Understanding the properties of solid-solid interfaces is important to a wide range of applications, from energy-storage devices to electronic devices to surface coatings. However, interfaces are challenging to model explicitly because the interface structure is not limited to a single possible configuration, unlike the unit cell of a single phase which often has only one ground-state configuration. Certain interfaces can exhibit significant disorder due to atomic rearrangement, chemical mixing, variable composition, etc., where there is likely an entire distribution of structures that reflect the real interface. In such cases, an interface structure search, that extends beyond simply pressing two slabs of materials together, would be necessary to identify energetically favorable interface structures. A random search of low-energy structures by generating atoms randomly at the interface is computationally expensive and inefficient, leading to the need for a more intelligent search scheme.
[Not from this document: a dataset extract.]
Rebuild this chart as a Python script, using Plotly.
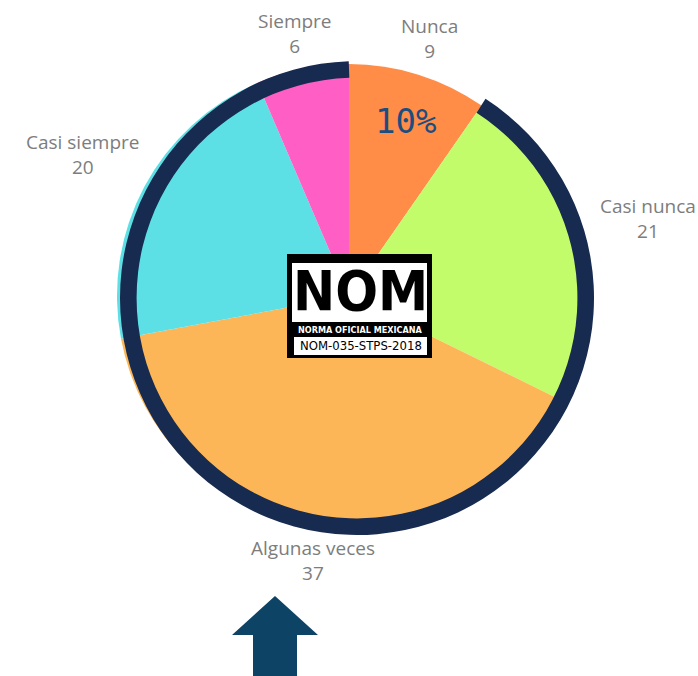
import math
import plotly.graph_objects as go

W, H = 698, 676

categories = ["Nunca", "Casi nunca", "Algunas veces", "Casi siempre", "Siempre"]
values = [9, 21, 37, 20, 6]
colors = ["#FF8C47", "#C3FC6B", "#FDB657", "#5DE0E5", "#FF5EC4"]

ring_labels = ["Nunca", "Resto"]
ring_values = [values[0], sum(values[1:])]
pct_nunca = round(100 * values[0] / sum(values))

logo_title = "NOM"
logo_sub = "NORMA OFICIAL MEXICANA"
logo_code = "NOM-035-STPS-2018"

PIE_CX, PIE_CY, PIE_R = 349, 296, 232


def fx(x):
    return x / W


def fy(y):
    return 1 - y / H


def dom(cx, cy, r):
    return dict(x=[fx(cx - r), fx(cx + r)], y=[fy(cy + r), fy(cy - r)])


fig = go.Figure()
fig.add_trace(go.Pie(
    labels=categories, values=values, sort=False, direction="clockwise",
    rotation=0, domain=dom(PIE_CX, PIE_CY, PIE_R),
    marker=dict(colors=colors, line=dict(width=0)),
    textinfo="none", showlegend=False, hoverinfo="label+value",
))
fig.add_trace(go.Pie(
    labels=ring_labels, values=ring_values, sort=False, direction="clockwise",
    rotation=-2, hole=0.93, domain=dom(357, 298, 237),
    marker=dict(colors=["rgba(0,0,0,0)", "#172A4F"], line=dict(width=0)),
    textinfo="none", showlegend=False, hoverinfo="skip",
))

# outside labels placed along each slice's mid-angle
annotations = []
total = sum(values)
cum = 0
for lab, v in zip(categories, values):
    mid = (cum + v / 2) / total * 2 * math.pi
    cum += v
    s, c = math.sin(mid), math.cos(mid)
    r = 266 + 46 * s * s
    lx = PIE_CX + r * s
    ly = PIE_CY - r * c
    annotations.append(dict(
        x=fx(lx), y=fy(ly), xref="paper", yref="paper", showarrow=False,
        text=f"{lab}<br>{v}", xanchor="center", yanchor="middle",
        font=dict(family="Open Sans, sans-serif", size=19, color="#7d7d7d"),
    ))

shapes = [
    dict(type="rect", xref="paper", yref="paper", x0=fx(287), x1=fx(432), y0=fy(358), y1=fy(254),
         fillcolor="#000000", line=dict(width=0)),
    dict(type="rect", xref="paper", yref="paper", x0=fx(292), x1=fx(427), y0=fy(322), y1=fy(263),
         fillcolor="#ffffff", line=dict(width=0)),
    dict(type="rect", xref="paper", yref="paper", x0=fx(294), x1=fx(427), y0=fy(355), y1=fy(337),
         fillcolor="#ffffff", line=dict(width=0)),
    dict(type="path", xref="paper", yref="paper",
         path=(f"M {fx(275)},{fy(596)} L {fx(318)},{fy(635)} L {fx(297)},{fy(635)} "
               f"L {fx(297)},{fy(676)} L {fx(253)},{fy(676)} L {fx(253)},{fy(635)} "
               f"L {fx(232)},{fy(635)} Z"),
         fillcolor="#0D4466", line=dict(width=0)),
]

annotations += [
    dict(x=fx(406), y=fy(121), xref="paper", yref="paper", text=f"{pct_nunca}%", showarrow=False,
         xanchor="center", yanchor="middle",
         font=dict(family="DejaVu Sans Mono, monospace", size=34, color="#1B4E7E")),
    dict(x=fx(360), y=fy(291), xref="paper", yref="paper", text=f"<b>{logo_title}</b>", showarrow=False,
         xanchor="center", yanchor="middle",
         font=dict(family="Liberation Sans Narrow, DejaVu Sans Condensed, sans-serif", size=56, color="#000000")),
    dict(x=fx(360), y=fy(330), xref="paper", yref="paper", text=f"<b>{logo_sub}</b>", showarrow=False,
         xanchor="center", yanchor="middle",
         font=dict(family="Liberation Sans Narrow, DejaVu Sans Condensed, sans-serif", size=9, color="#ffffff")),
    dict(x=fx(361), y=fy(346), xref="paper", yref="paper", text=logo_code, showarrow=False,
         xanchor="center", yanchor="middle",
         font=dict(family="Liberation Sans Narrow, DejaVu Sans Condensed, sans-serif", size=13, color="#000000")),
]

fig.update_layout(
    width=W, height=H, margin=dict(l=0, r=0, t=0, b=0),
    paper_bgcolor="#ffffff", plot_bgcolor="#ffffff",
    shapes=shapes, annotations=annotations, showlegend=False,
)
fig.write_html("out.html", post_script="document.body.style.margin='0';",
               config={"displayModeBar": False})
We will demonstrate that the interface structure search problem can harness the power of machine learning not only through machine learning interatomic potentials to accelerate relaxations, but also through generative modeling. By training a generative model on a dataset of low-energy interface structures, the generative model can learn the underlying distribution and generate new low-energy structures. The generative model we have developed is a generative adversarial network (GAN), applied to lithium halide solid electrolyte/cathode interfaces for all-solid-state battery application. We will show that the GAN is capable of learning from the low-energy structures to generate a large number of atoms (> 250 atoms), and outperforms random search.